Please, without the pictures, retype exactly the lines from the start of the material through the line that holds "in distance=0.8cm] (adc.west);".
[START Given records]
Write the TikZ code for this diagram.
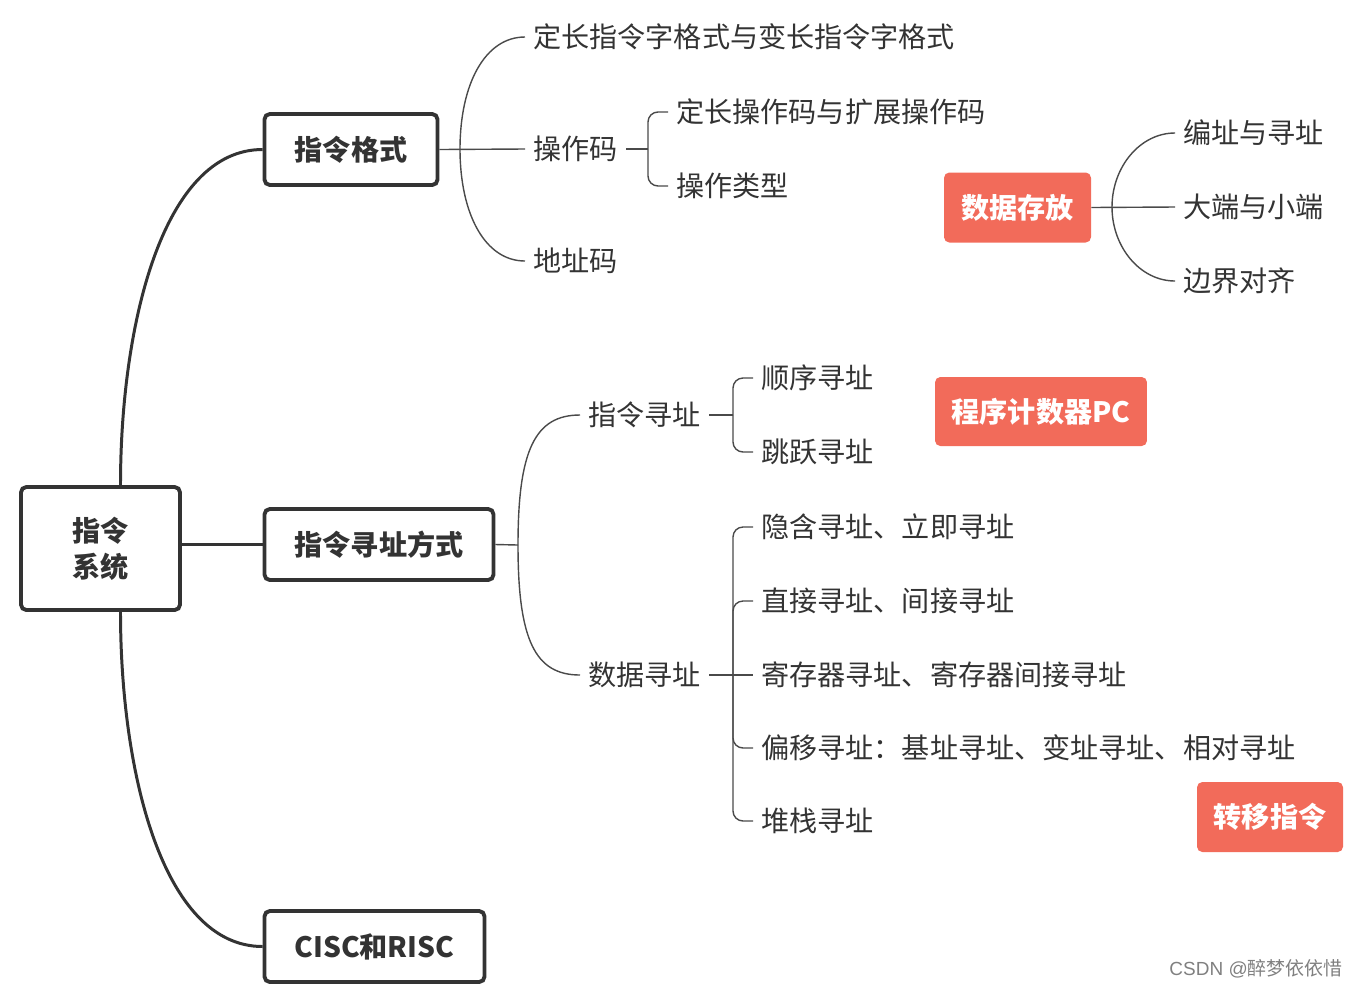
\documentclass[tikz,border=0pt]{standalone}
\usepackage{fontspec}
\setmainfont{Noto Sans CJK SC}
\newfontfamily\wmfont{Liberation Sans}
\usetikzlibrary{positioning}
\definecolor{inkgray}{HTML}{333333}
\definecolor{linegray}{HTML}{4A4A4A}
\definecolor{tagred}{HTML}{F26B5A}
\tikzset{topic/.style = {draw=inkgray, line width=2.2pt, rounded corners=3pt,
                         fill=white, text=inkgray, inner sep=0pt,
                         font=\bfseries\fontsize{16}{20.4}\selectfont,
                         minimum height=1.42cm},
         leaf/.style = {anchor=west, text=inkgray, inner xsep=0.16cm, inner ysep=0pt,
                        font=\fontsize{16}{19}\selectfont},
         tag/.style = {fill=tagred, rounded corners=3pt, text=white, inner sep=0pt,
                       font=\bfseries\fontsize{16}{19}\selectfont,
                       minimum height=1.4cm},
         trunk/.style = {draw=inkgray, line width=1.7pt},
         twig/.style = {draw=linegray, line width=0.8pt}}

\begin{document}
\begin{tikzpicture}[x=0.02cm, y=0.02cm]
      \useasboundingbox (0, 0) rectangle (1358, -988);

      % main topics
      \node [topic, minimum width=3.18cm, minimum height=2.46cm, align=center] (sys) at (100.5, -548.5) {指令\\系统};
      \node [topic, minimum width=3.46cm] (fmt) at (351, -149.5) {指令格式};
      \node [topic, minimum width=4.58cm] (addr) at (379, -544.5) {指令寻址方式};
      \node [topic, minimum width=4.40cm] (cisc) at (374.5, -946.5) {CISC和RISC};

      \draw [trunk] ([xshift=0.4cm]sys.north) to[out=90, in=180, out distance=3.2cm, in distance=2cm] (fmt.west);
      \draw [trunk] (sys.east |- addr.west) -- (addr.west);
      \draw [trunk] ([xshift=0.4cm]sys.south) to[out=-90, in=180, out distance=3.2cm, in distance=2cm] (cisc.west);

      % instruction format
      \coordinate (fmtj) at (460, -149);
      \node [leaf] (fixlen) at (525, -37) {定长指令字格式与变长指令字格式};
      \node [leaf] (opc) at (525, -149) {操作码};
      \node [leaf] (adc) at (525, -261) {地址码};
      \draw [twig] (fmt.east) -- (opc.west);
      \draw [twig] (fmtj) to[out=90, in=180, out distance=1.3cm, in distance=0.8cm] (fixlen.west);
      \draw [twig] (fmtj) to[out=-90, in=180, out distance=1.3cm, in distance=0.8cm] (adc.west);

      \coordinate (opcj) at (648, -149);
      \node [leaf] (opfix) at (668, -112) {定长操作码与扩展操作码};
      \node [leaf] (optype) at (668, -186) {操作类型};
      \draw [twig] (opc.east) -- (opcj);
      \foreach \n in {opfix, optype}
        \draw [twig, rounded corners=0.2cm] (\n.west) -| (opcj);

      % data storage
      \node [tag, minimum width=2.94cm] (store) at (1017.5, -207.5) {数据存放};
      \coordinate (storej) at (1112, -207);
      \node [leaf] (place) at (1175, -133) {编址与寻址};
      \node [leaf] (endian) at (1175, -207) {大端与小端};
      \node [leaf] (align) at (1175, -281) {边界对齐};
      \draw [twig] (store.east) -- (endian.west);
      \draw [twig] (storej) to[out=90, in=180, out distance=0.8cm, in distance=0.7cm] (place.west);
      \draw [twig] (storej) to[out=-90, in=180, out distance=0.8cm, in distance=0.7cm] (align.west);

      % addressing
      \coordinate (addrj) at (518, -545);
      \node [leaf] (insaddr) at (580, -415) {指令寻址};
      \node [leaf] (dataaddr) at (580, -675) {数据寻址};
      \draw [twig] (addr.east) -- (addrj);
      \draw [twig] (addrj) to[out=90, in=180, out distance=1.9cm, in distance=0.9cm] (insaddr.west);
      \draw [twig] (addrj) to[out=-90, in=180, out distance=1.9cm, in distance=0.9cm] (dataaddr.west);

      \coordinate (insj) at (733, -415);
      \node [leaf] (seq) at (753, -378) {顺序寻址};
      \node [leaf] (jump) at (753, -452) {跳跃寻址};
      \draw [twig] (insaddr.east) -- (insj);
      \foreach \n in {seq, jump}
        \draw [twig, rounded corners=0.2cm] (\n.west) -| (insj);
      \node [tag, minimum width=4.24cm, minimum height=1.38cm] (pc) at (1041, -411.5) {程序计数器PC};

      \coordinate (dataj) at (733, -675);
      \foreach \i/\y/\t in {1/527/隐含寻址、立即寻址, 2/601/直接寻址、间接寻址,
                            3/675/寄存器寻址、寄存器间接寻址,
                            4/748/偏移寻址：基址寻址、变址寻址、相对寻址, 5/821/堆栈寻址}
        \node [leaf] (d\i) at (753, -\y) {\t};
      \draw [twig] (dataaddr.east) -- (d3.west);
      \foreach \i in {1,2,4,5}
        \draw [twig, rounded corners=0.2cm] (d\i.west) -| (dataj);
      \node [tag, minimum width=2.92cm] (jmp) at (1270, -817) {转移指令};

      \node [anchor=east, text=gray, inner sep=0pt, font=\fontsize{10.8}{12}\selectfont] (mark) at (1343, -969) {{\wmfont CSDN @}醉梦依依惜};
\end{tikzpicture}
\end{document}
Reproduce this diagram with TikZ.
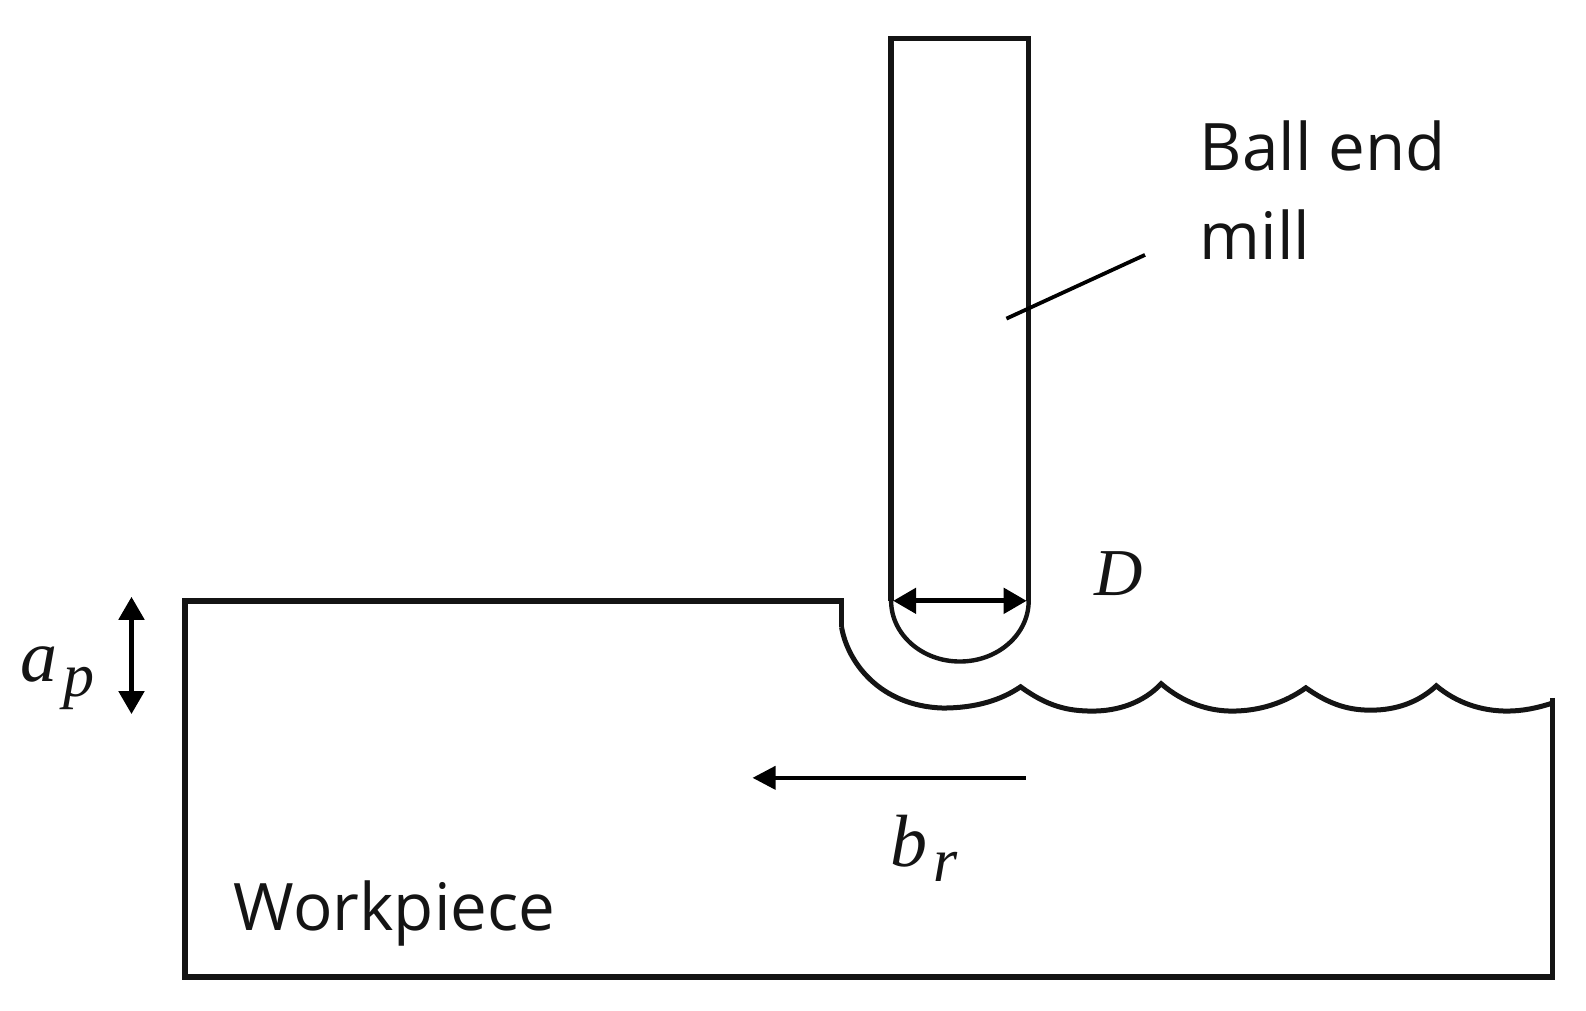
\documentclass[tikz,border=0pt]{standalone}
\usepackage{fontspec}
\setmainfont{Open Sans}
\newfontfamily\mathlike{Liberation Serif}
\usetikzlibrary{arrows.meta}
\newcommand{\mysub}[1]{\hspace{0.08em}\raisebox{-0.2em}{\fontsize{62}{66}\selectfont\itshape #1}}
\tikzset{
  px/.style={x=1.0115pt,y=-1.0115pt},
  outline/.style={line width=5.4pt,draw=black!92,line join=miter},
  ball/.style={line width=4.4pt,draw=black!92},
  wave/.style={line width=5pt,draw=black!92,line join=miter},
  thin line/.style={line width=3.8pt,draw=black},
  dim/.style={line width=5pt,draw=black,{Triangle[length=23pt,width=25pt]}-{Triangle[length=23pt,width=25pt]}},
  lead/.style={line width=4pt,draw=black,-{Triangle[length=23pt,width=23pt]}},
  lbl/.style={inner sep=0pt,font=\fontsize{65.5}{89}\selectfont,align=left,text=black!92},
  mathlbl/.style={inner sep=0pt,font=\mathlike\itshape\fontsize{67}{72}\selectfont,text=black!92},
  bigglyph/.style={font=\mathlike\itshape\fontsize{74}{78}\selectfont}
}
\begin{document}
\begin{tikzpicture}[px]
\useasboundingbox (0,0) rectangle (1568,999.5);
\draw[outline] (881,594) -- (881,38) -- (1017,38) -- (1017,594);
\draw[ball] (881,594) arc[start angle=180,end angle=0,x radius=68,y radius=60];
\coordinate (dl) at (883,594);
\coordinate (dr) at (1015,594);
\draw[dim] (dl) -- (dr);
\draw[outline] (1535,690) -- (1535,966) -- (183,966) -- (183,594) -- (832,594) -- (832,620);
\draw[wave] (832,620)
 .. controls (838,655) and (870,698) .. (932,700)
 .. controls (965,700) and (990,692) .. (1009,679)
 .. controls (1035,698) and (1055,703) .. (1080,703)
 .. controls (1105,703) and (1130,695) .. (1148,676)
 .. controls (1170,695) and (1195,703) .. (1218,703)
 .. controls (1245,703) and (1270,695) .. (1291,680)
 .. controls (1315,697) and (1335,703) .. (1360,702)
 .. controls (1385,701) and (1405,692) .. (1420,678)
 .. controls (1440,695) and (1465,703) .. (1490,703)
 .. controls (1505,703) and (1520,700) .. (1535,695);
\coordinate (ap1) at (130,590);
\coordinate (ap2) at (130,706);
\draw[dim] (ap1) -- (ap2);
\coordinate (br1) at (1014,769);
\coordinate (br2) at (744,769);
\draw[lead] (br1) -- (br2);
\coordinate (l1) at (1132,252);
\coordinate (l2) at (995,315);
\draw[thin line] (l1) -- (l2);
\node[lbl,anchor=base west] (ball) at (1186,257) {Ball end\\mill};
\node[lbl,anchor=base west] (work) at (231,920) {Workpiece};
\node[mathlbl,anchor=base west] (d) at (1082,589) {D};
\node[mathlbl,bigglyph,anchor=base west] (ap) at (20,674) {a\mysub{p}};
\node[mathlbl,bigglyph,anchor=base west] (br) at (880,857) {b\mysub{r}};
\end{tikzpicture}
\end{document}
[END Given records]
Expected answer:
Write the TikZ code for this diagram.
\documentclass[tikz,border=0pt]{standalone}
\usepackage{fontspec}
\setmainfont{Noto Sans CJK SC}
\newfontfamily\wmfont{Liberation Sans}
\usetikzlibrary{positioning}
\definecolor{inkgray}{HTML}{333333}
\definecolor{linegray}{HTML}{4A4A4A}
\definecolor{tagred}{HTML}{F26B5A}
\tikzset{topic/.style = {draw=inkgray, line width=2.2pt, rounded corners=3pt,
                         fill=white, text=inkgray, inner sep=0pt,
                         font=\bfseries\fontsize{16}{20.4}\selectfont,
                         minimum height=1.42cm},
         leaf/.style = {anchor=west, text=inkgray, inner xsep=0.16cm, inner ysep=0pt,
                        font=\fontsize{16}{19}\selectfont},
         tag/.style = {fill=tagred, rounded corners=3pt, text=white, inner sep=0pt,
                       font=\bfseries\fontsize{16}{19}\selectfont,
                       minimum height=1.4cm},
         trunk/.style = {draw=inkgray, line width=1.7pt},
         twig/.style = {draw=linegray, line width=0.8pt}}

\begin{document}
\begin{tikzpicture}[x=0.02cm, y=0.02cm]
      \useasboundingbox (0, 0) rectangle (1358, -988);

      % main topics
      \node [topic, minimum width=3.18cm, minimum height=2.46cm, align=center] (sys) at (100.5, -548.5) {指令\\系统};
      \node [topic, minimum width=3.46cm] (fmt) at (351, -149.5) {指令格式};
      \node [topic, minimum width=4.58cm] (addr) at (379, -544.5) {指令寻址方式};
      \node [topic, minimum width=4.40cm] (cisc) at (374.5, -946.5) {CISC和RISC};

      \draw [trunk] ([xshift=0.4cm]sys.north) to[out=90, in=180, out distance=3.2cm, in distance=2cm] (fmt.west);
      \draw [trunk] (sys.east |- addr.west) -- (addr.west);
      \draw [trunk] ([xshift=0.4cm]sys.south) to[out=-90, in=180, out distance=3.2cm, in distance=2cm] (cisc.west);

      % instruction format
      \coordinate (fmtj) at (460, -149);
      \node [leaf] (fixlen) at (525, -37) {定长指令字格式与变长指令字格式};
      \node [leaf] (opc) at (525, -149) {操作码};
      \node [leaf] (adc) at (525, -261) {地址码};
      \draw [twig] (fmt.east) -- (opc.west);
      \draw [twig] (fmtj) to[out=90, in=180, out distance=1.3cm, in distance=0.8cm] (fixlen.west);
      \draw [twig] (fmtj) to[out=-90, in=180, out distance=1.3cm, in distance=0.8cm] (adc.west);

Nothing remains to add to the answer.